Because Serge salvages beautiful ecclesiastical metalware from ancient, demolished churches, it’s hot, heavy, dirty work to retrieve pieces from his yard. And downright dangerous at times. But we always emerge from the yard and his overflowing storage barns filthy but victorious. And the pieces we buy from Serge always, always sell well.
Then it will be down to Brittany to have lunch with our latest contact, Vincent. He doesn’t normally sell from his home, but we bought a heap from him at various antiques fairs during our last buying trip and we got along really well, so he invited us to come for lunch and have a private shopping session in his barns. We’re really looking forward to that.
And then on to Paris for some playing and some shopping. We like to visit the Louvre for two hours each visit – that way you’re not overwhelmed and develop ‘museum fatigue’, and you can really focus on the collection you’ve decided to view. Last time we concentrated on the fabulous Egyptian collection, although we were distracted on the way by the gobsmacking Babylonian and Mesopotamian collections.
We might look at some paintings this time. I do like the Impressionists and Pre-Raphaelites. Manchester Art Gallery has the best Pre-Raphaelite collection in the world, as well as some truly beautiful Pilkington ceramics that I deeply covet. But we’ll see what the Louvre can offer.
If you've read my book you know that early, early on Saturday morning is the best time to visit the Porte de Vanves Market, our favourite market in Paris. We do a heap of shopping there – it’s worth bringing a van over from England just for the haul of treasure we’ll get at this market. It will be a dark and probably chilly autumn morning, but armed with gloves, beanie and torch – and immediately fortified with an excellent French-version of hot chocolate when we arrive – we’ll be buying within minutes.
Apart from the usual kitchenware, gorgeous lighting and lovely Art Deco pieces we hunt for, this time we’ll be searching high and low for the 100 year old French glass confit pots that all our customers love so much – we really can’t buy enough of them and always sell out. And what’s not to love? We’ve kept six for ourselves. A magazine food stylist we sold quite a few to told me to try layering desserts in them, which she was going to do for some magazine shoot. And wow, they looked great.
Also hugely popular have been the large English pale grey pottery marmalade pots that we occasionally find, and which always sell instantly. We shall scoop up every single one we can find during this trip. We’ve kept a few of these pots as well, and following another stylist’s advice we now use them to store our bone-handled knives. She’s paid the big bucks for a good reason – the look is interesting and fabulous. Again these always sell out of very quickly because everyone loves them. Last time one customer alone bought 15 pots!

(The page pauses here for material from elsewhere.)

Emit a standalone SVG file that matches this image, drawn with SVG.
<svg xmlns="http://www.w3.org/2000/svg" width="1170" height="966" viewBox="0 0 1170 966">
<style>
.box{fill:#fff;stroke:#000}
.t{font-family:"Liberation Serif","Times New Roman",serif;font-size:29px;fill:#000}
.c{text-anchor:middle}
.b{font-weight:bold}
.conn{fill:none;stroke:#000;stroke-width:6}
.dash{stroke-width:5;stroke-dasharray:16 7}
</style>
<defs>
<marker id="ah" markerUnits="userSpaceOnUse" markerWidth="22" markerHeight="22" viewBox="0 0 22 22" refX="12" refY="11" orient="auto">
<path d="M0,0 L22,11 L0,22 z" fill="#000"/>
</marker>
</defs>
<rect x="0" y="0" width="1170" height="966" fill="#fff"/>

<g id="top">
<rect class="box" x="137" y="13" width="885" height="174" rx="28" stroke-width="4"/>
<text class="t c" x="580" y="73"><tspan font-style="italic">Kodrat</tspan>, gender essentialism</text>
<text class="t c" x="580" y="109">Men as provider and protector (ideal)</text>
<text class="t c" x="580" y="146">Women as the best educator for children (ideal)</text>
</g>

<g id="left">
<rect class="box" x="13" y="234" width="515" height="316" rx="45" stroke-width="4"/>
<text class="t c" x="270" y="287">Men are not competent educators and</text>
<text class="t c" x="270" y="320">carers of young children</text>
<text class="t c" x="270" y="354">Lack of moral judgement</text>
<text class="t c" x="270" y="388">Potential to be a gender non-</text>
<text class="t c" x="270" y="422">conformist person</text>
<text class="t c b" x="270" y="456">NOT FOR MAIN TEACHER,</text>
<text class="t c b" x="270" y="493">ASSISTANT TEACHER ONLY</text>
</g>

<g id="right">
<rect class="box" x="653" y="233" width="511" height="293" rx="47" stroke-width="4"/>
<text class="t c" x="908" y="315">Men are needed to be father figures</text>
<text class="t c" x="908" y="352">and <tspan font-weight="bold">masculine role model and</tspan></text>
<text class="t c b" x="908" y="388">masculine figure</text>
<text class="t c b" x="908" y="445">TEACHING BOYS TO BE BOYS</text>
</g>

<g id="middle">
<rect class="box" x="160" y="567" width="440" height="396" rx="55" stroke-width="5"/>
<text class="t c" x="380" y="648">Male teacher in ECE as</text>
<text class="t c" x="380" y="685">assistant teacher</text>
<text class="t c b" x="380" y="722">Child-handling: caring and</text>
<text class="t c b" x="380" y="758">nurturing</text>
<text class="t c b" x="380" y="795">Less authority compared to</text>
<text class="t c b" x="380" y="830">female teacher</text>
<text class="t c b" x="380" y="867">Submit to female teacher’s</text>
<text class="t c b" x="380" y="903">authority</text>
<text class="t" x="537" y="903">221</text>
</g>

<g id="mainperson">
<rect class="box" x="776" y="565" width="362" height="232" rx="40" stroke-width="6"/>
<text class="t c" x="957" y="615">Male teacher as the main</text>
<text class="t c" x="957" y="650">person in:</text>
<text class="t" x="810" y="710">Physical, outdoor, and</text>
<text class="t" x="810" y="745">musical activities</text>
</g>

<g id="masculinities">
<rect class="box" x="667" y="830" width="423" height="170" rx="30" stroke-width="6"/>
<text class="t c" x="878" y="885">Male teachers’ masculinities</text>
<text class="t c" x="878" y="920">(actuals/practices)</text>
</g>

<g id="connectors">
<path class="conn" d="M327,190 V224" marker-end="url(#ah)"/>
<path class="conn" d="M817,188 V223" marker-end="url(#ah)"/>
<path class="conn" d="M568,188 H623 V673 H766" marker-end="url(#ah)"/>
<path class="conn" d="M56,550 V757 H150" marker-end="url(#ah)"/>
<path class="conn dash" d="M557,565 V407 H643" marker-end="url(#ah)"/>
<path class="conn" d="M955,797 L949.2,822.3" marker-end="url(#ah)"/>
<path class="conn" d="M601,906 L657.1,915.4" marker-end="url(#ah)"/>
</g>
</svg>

Plus we’ll look for any nice vintage French cockerel available. It’s the symbol of France so you’d think there’d be plenty available, but no. Every time we have one it’s leapt upon, though, so old cockerels, no matter how battered, are always on the wish list.

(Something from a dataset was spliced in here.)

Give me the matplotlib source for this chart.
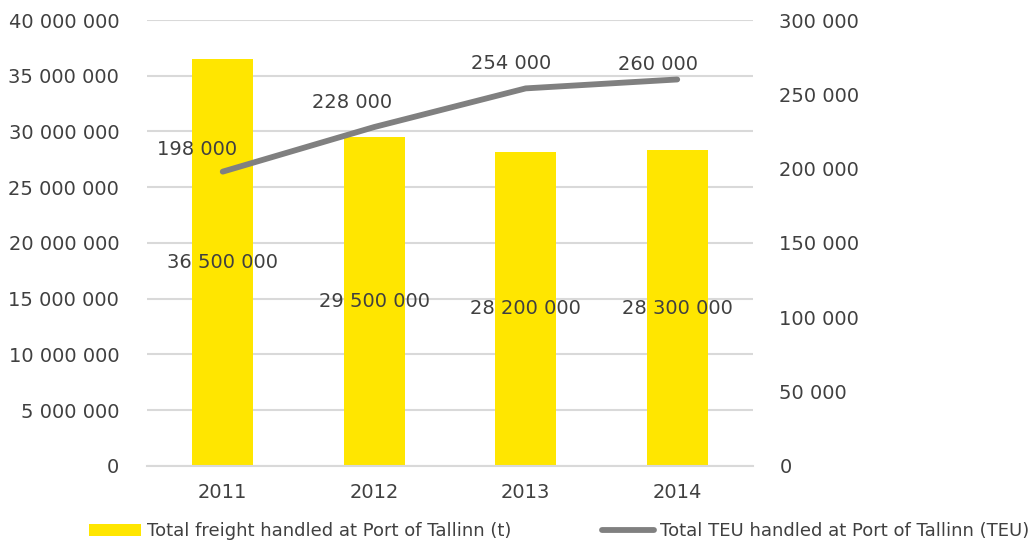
import matplotlib
matplotlib.use("Agg")
import numpy as np
from matplotlib import pyplot as plt
from matplotlib.ticker import FuncFormatter
from matplotlib.patches import Patch
from matplotlib.lines import Line2D

years = ["2011", "2012", "2013", "2014"]
freight_t = [36500000, 29500000, 28200000, 28300000]
teu = [198000, 228000, 254000, 260000]
freight_label = "Total freight handled at Port of Tallinn (t)"
teu_label = "Total TEU handled at Port of Tallinn (TEU)"

# pixel offsets of the TEU labels relative to their points
teu_label_offsets = [(-26, 22), (-22, 25), (-15, 25), (-19, 15)]

yellow = "#ffe600"
grey_line = "#808080"
text_col = "#404040"
grid_col = "#d9d9d9"

plt.rcParams["font.family"] = ["DejaVu Sans"]


def spaced(v, _pos=None):
    return f"{int(round(v)):,}".replace(",", " ")


fig = plt.figure(figsize=(10.33, 5.45), dpi=100)
ax = fig.add_axes([0.1423, 0.145, 0.5866, 0.8183])
ax2 = ax.twinx()

x = np.arange(len(years))
ax.bar(x, freight_t, width=0.4, color=yellow, zorder=2)
ax.set_xlim(-0.5, 3.5)
ax.set_ylim(0, 40000000)
ax.set_yticks(np.arange(0, 40000001, 5000000))
ax.yaxis.set_major_formatter(FuncFormatter(spaced))
ax.set_xticks(x)
ax.set_xticklabels(years)
ax.grid(axis="y", color=grid_col, lw=1.5, zorder=0)
ax.set_axisbelow(True)
for side in ["top", "left", "right"]:
    ax.spines[side].set_visible(False)
ax.spines["bottom"].set_color(grid_col)
ax.spines["bottom"].set_linewidth(1.5)
ax.tick_params(axis="both", length=0, labelsize=14, labelcolor=text_col)
ax.tick_params(axis="y", pad=20)
ax.tick_params(axis="x", pad=12)

for xi, v in zip(x, freight_t):
    ax.text(xi, v / 2, spaced(v), ha="center", va="center", fontsize=14, color=text_col, zorder=3)

ax2.plot(x, teu, color=grey_line, lw=4.2, solid_capstyle="round", zorder=3)
ax2.set_ylim(0, 300000)
ax2.set_yticks(np.arange(0, 300001, 50000))
ax2.yaxis.set_major_formatter(FuncFormatter(spaced))
for side in ["top", "left", "right", "bottom"]:
    ax2.spines[side].set_visible(False)
ax2.tick_params(axis="y", length=0, labelsize=14, labelcolor=text_col, pad=19)

for xi, v, off in zip(x, teu, teu_label_offsets):
    ax2.annotate(spaced(v), (xi, v), xytext=off, textcoords="offset pixels",
                 ha="center", va="center", fontsize=14, color=text_col)

handles = [
    Patch(facecolor=yellow, edgecolor="none"),
    Line2D([0], [0], color=grey_line, lw=4.2, solid_capstyle="round"),
]
fig.legend(handles, [freight_label, teu_label], loc="center left", bbox_to_anchor=(0.086, 0.025),
           ncol=2, frameon=False, fontsize=13, labelcolor=text_col, handlelength=2.9,
           handleheight=0.6, handletextpad=0.33, columnspacing=5.0, borderpad=0, borderaxespad=0)

fig.savefig("out.png", dpi=100)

This time, on the way home from the buying trip we’re stopping in Israel and Jordan for a look around. We’ve always wanted to visit Petra, there’s an interesting looking flea market at Jaffa to investigate as a possible buying source, and while we’re in the vicinity we really should see Jerusalem, don’t you think? It will be a complete change of pace after Paris, and a bit of fun.
On the writing front, my new book Little Beasties & How to Collect Them is about three-quarters done. The magazine I write for has been publishing excerpts from various chapters, so I really have to get it finished so we can offer the entire book rather than release it piece-meal.
But after researching and translating into plain English several academic papers on The Unicorn as Religious Allegory, I decided to have a little break from writing for grown-ups. Who knew that people wrote serious academic papers on unicorns? I was looking for something sweet and whimsical to include in my Unicorns chapter, but there’s some major art history dissertations on these critters. And they needed thinking about before I could condense them into something interesting and comprehendible for the couple of paragraphs I want to include on this topic in my Unicorns chapter.
So to distract and amuse myself I’ve been working on two children’s series. One will be a series that reworks classic legends or actual historical events. The first of that series is George & The Dragon, where medieval meets 21st century. That one is written and now I’m auditioning a variety of illustrators to get the look I want.
The second is a series provisionally called Miss Malin’s Amazing Moments. Miss Malin is a young French woman in 1930s Paris, who has big and small adventures around the world with her little cat Calypso. And yes, the real-life Calypso (as pictured here) will be featured. So these short little books are giving me the ‘sweet and whimsical’ hit I needed. Now I have to find another illustrator who can follow very specific briefs so the books look just how I want them.
See that picture of a Renault? Apart from being one of the genuine vintage pictures we’re currently offering (it dates from 1925), it’s also the car Miss Malin learns to drive in. As you do when you’re a fabulously wealthy young lady about Paris in the 1930s. I’ve got plenty of Art Deco era pictures that I want incorporated into my illustrations, and it turns out that professional illustrators like getting very specific briefs from their clients. So as soon as I settle on an illustrator with the style I want, I can get that show on the road as well. So that’s been fun.
But for now it’s back to Little Beasties & How To Collect Them. Now I have my head around the sometimes just plain weirdness surrounding unicorns, I can finish that chapter and move on to the next little beastie. I’m thinking Bees. Or Hares. We’ll see.
Meanwhile, we’re still taking our stand at the Peregian Beach Market, and the next Collectorama Antiques Fair is coming up in September. I’m working on tarting up some nice smaller pieces of furniture for Collectorama (and maybe I’ll show some at Peregian).